Pegg is his usual sympathetic, blustery self, while Serkis, in a rare live-action leading man role (he's best known for mo-cap work as Gollum in LOTR and King Kong in...King Kong), creates a distinct character out of what could've been a typical cynical, money-mad barker type; I hope his comic, and, surprisingly, romantic (a flirty scene with him and Jessica Hynes was my favorite moment in the picture) sensibilities help him attain more actual on-screen work. Hynes, Pegg's costar from Spaced, outshines her former cohort in terms of energy, timing, and panache, but in her particularly British fashion, which may not translate to further work on this side of the pond (a shame). As the dueling aristocratic doctors, Tom Wilkinson(!) and Tim Curry(!!!!) are wonderfully in tune with the material, playing it straight and reveling in the comic bleakness when the situation calls for either. Isla Fisher, while initially distracting, is a serviceable femme fatale of sorts, and does not grind the picture to a halt like a more sympathetic, less merciless approach would have done. Cameos by British talents permeate the picture, with names like Stephen Merchant, Bill Bailey, and Christopher Lee popping up for, sometimes, just a line or two, along with the various directors Landis called in for his traditional filmmaker walk-ons (Ray Harryhausen, Costa-Gravas, among others).

The wonderful cast aside, it is John Landis who steals the show from off-camera. After a decade(!!)-long absence from narrative film, he pulled a Frank Oz and went to England where, it seems, the creative control allowed to him, due to his undeniable track record, the ability to render the clever script into fully-formed and well-devised comic set-pieces, which, while being more obvious and showy than the more recent, Apatow-led style of comedy, rings as true as the finer moments in his classic films (John Landis classic film rollcall for the unitiated: Kentucky Fried Movie, Animal House, The Blues Brothers, Trading Places, Spies Like Us, Three Amigos!, Coming to America). His style allows for both high-concept black comedy blunders and more restrained, human moments that never even border on schmaltz or corniness. While I am not hopeful for this film's stateside returns (the mix of jet-black comedy and the grimy Scottish setting will probably turn off most Americans), I am grateful that Landis was allowed even just one more chance to prove his last few pictures (Blues Brothers 2000, The Stupids, Beverly Hills Cop 3) were not the best he could do.

Recommended to fans of black or British comedy, John Landis, or the eclectic cast; for me, the dual joy of seeing John Landis and Tim Curry doing memorable big-screen work again would've been enough to warrant recommending the film, but the whole project is, while slightly less effective than Pegg's recent, more heartfelt Paul, an unabashed success.

P.S. WATCH THE CREDITS for a fairly genius, wordless epilogue.

Salt (2010)

Unconventionally plotted, fairly riveting spy-thriller about a female CIA agent who, after being incarcerated by foreign powers, is accused of being a double-agent.

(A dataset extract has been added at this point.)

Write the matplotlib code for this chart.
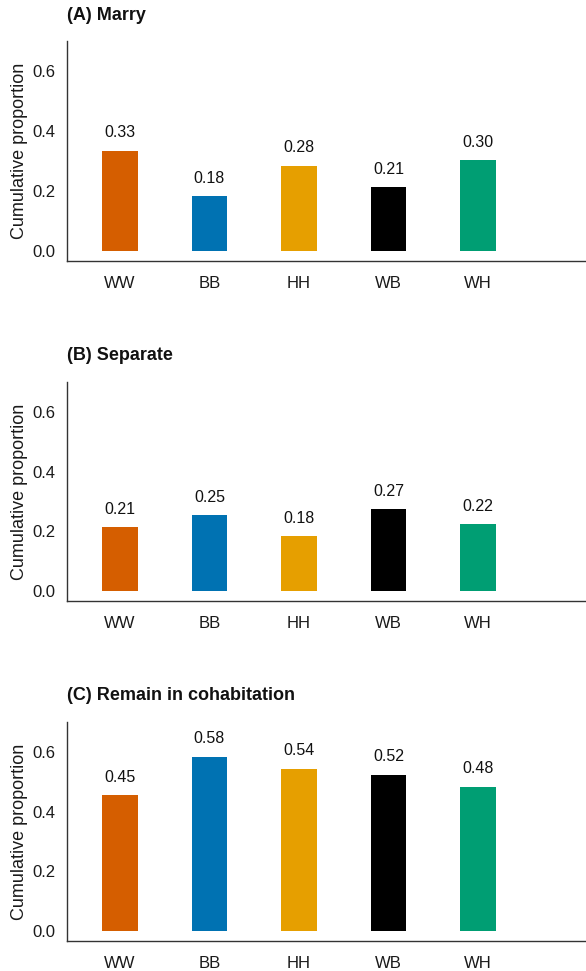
import matplotlib
matplotlib.use("Agg")
import matplotlib.pyplot as plt

plt.rcParams['font.family'] = ['Liberation Sans', 'DejaVu Sans']

# data
groups = ['WW', 'BB', 'HH', 'WB', 'WH']
colors = ['#D55E00', '#0072B2', '#E69F00', '#000000', '#009E73']
titles = ['(A) Marry', '(B) Separate', '(C) Remain in cohabitation']
marry = [0.334, 0.183, 0.284, 0.213, 0.303]
separate = [0.214, 0.254, 0.184, 0.274, 0.224]
remain = [0.454, 0.584, 0.544, 0.524, 0.484]
panels = [marry, separate, remain]

W, H = 586, 971
fig = plt.figure(figsize=(W / 100, H / 100), dpi=100)

# axes tops/bottoms in pixels
tops = [41, 382, 722]
bottoms = [261, 601, 941]
title_y = [15, 355, 695]
left_px = 67

x = list(range(1, len(groups) + 1))
for vals, title, top, bot, ty in zip(panels, titles, tops, bottoms, title_y):
    ax = fig.add_axes([left_px / W, 1 - bot / H, 1 - left_px / W, (bot - top) / H])
    ax.bar(x, vals, width=0.4, color=colors)
    for xi, v in zip(x, vals):
        ax.annotate(f'{v:.2f}', (xi, v), xytext=(0, 13), textcoords='offset points',
                    ha='center', va='center', fontsize=11.5, color='#111111')
    ax.set_xlim(0.408, 6.207)
    ax.set_ylim(-0.033, 0.70)
    ax.set_yticks([0.0, 0.2, 0.4, 0.6])
    ax.set_yticklabels(['0.0', '0.2', '0.4', '0.6'])
    ax.set_xticks(x)
    ax.set_xticklabels(groups)
    ax.tick_params(axis='both', length=0, labelsize=12, colors='#1a1a1a')
    ax.tick_params(axis='y', pad=8.5)
    ax.tick_params(axis='x', pad=11)
    for s in ['top', 'right']:
        ax.spines[s].set_visible(False)
    for s in ['left', 'bottom']:
        ax.spines[s].set_color('#333333')
        ax.spines[s].set_linewidth(1.0)
    ax.set_ylabel('Cumulative proportion', fontsize=13, color='#1a1a1a')
    ax.yaxis.set_label_coords(-(left_px - 28) / (W - left_px), 0.5)
    fig.text(left_px / W, 1 - ty / H, title, fontsize=13, fontweight='bold',
             ha='left', va='center', color='#111111')

fig.savefig('out.png', dpi=100)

The most inspired element of the piece is the script by Kurt Wimmer (Equilibrium, Ultraviolet), which initially plays it straight as a contemporary action-espionage flick, but then begins to call doubts onto Evelyn Salt's true allegiance. Keeping the protagonist a mysterious and inscrutable element for the length of the film is a very brave move for a film of this size, and I applaud the filmmakers for going ahead with something this ambitious. Angelina Jolie, as Salt, is more than up to the task of straddling the fence between sympathetic and despicable, without ever losing her enigmatic, style-savvy touch, even in a plethora of varied wigs and disguises. She was born for this sort of role, and even without Matt Damon's open-faced boyishness or Clive Owen's brutish masculinity, she carves out a presence that could go toe-to-toe with any of the contemporary spy heroes (needless to say, Daniel Craig's blonde hair would turn white after dealing with Eve Salt).

However, through truncated editing and direction, the film feels somewhat incomplete. We always feel a scene or two behind Salt's motivations, yet you sense Jolie's kismit with the role, so the fault lies with the pacing. The script, with it's bevy of double crosses, scenery changes, and dialogue-free, yet thoroughly relevant characters, was probably dismissed as confusing, and the filmmakers took it upon themselves to retain the framework of Wimmer's script, while expediting his particular brand of information dispersal. The end result is a hodgepodge of set-pieces, but without the character details and nuance that would have made this a true classic. Not only does the relevance of the action itself take a hit, but the plot twists, particularly the final reveal of the villain, end up coming across as contrived and calculated rather than organic. That being said, director Philip Noyce does display a previously-unseen talent for kinetic action choreography and spectacle that is a disctinct deviation from his usual, 1970's-cultivated sensibilities (see: Patriot Games, Clear and Present Danger, The Saint); he does not go as far as Paul Greengrass, nor as restrained and meticulous as Wimmer, himself, creating an effective, distinct style of his own. It is just a shame that the film ends up feeling like all the creative energy went to the set-pieces, and not the storytelling itself. Cast-wise, no one has enough time to really register, other than Liev Schreiber, who, once again, after X-Men Origins: Wolverine, manages to cobble together a memorable character out of a series of plot necessities and contrivances.

Recommended for fans of more difficult spy movies, such as the Holcroft Covenant or the Parallax View (read: NOT BOURNE), or Angelina Jolie; so far, there are two films which I would say appropriately convey her action-heroine potential, and while she was only second-fiddle in Wanted, this show is all about her, and, somewhat surprisingly, she lives up.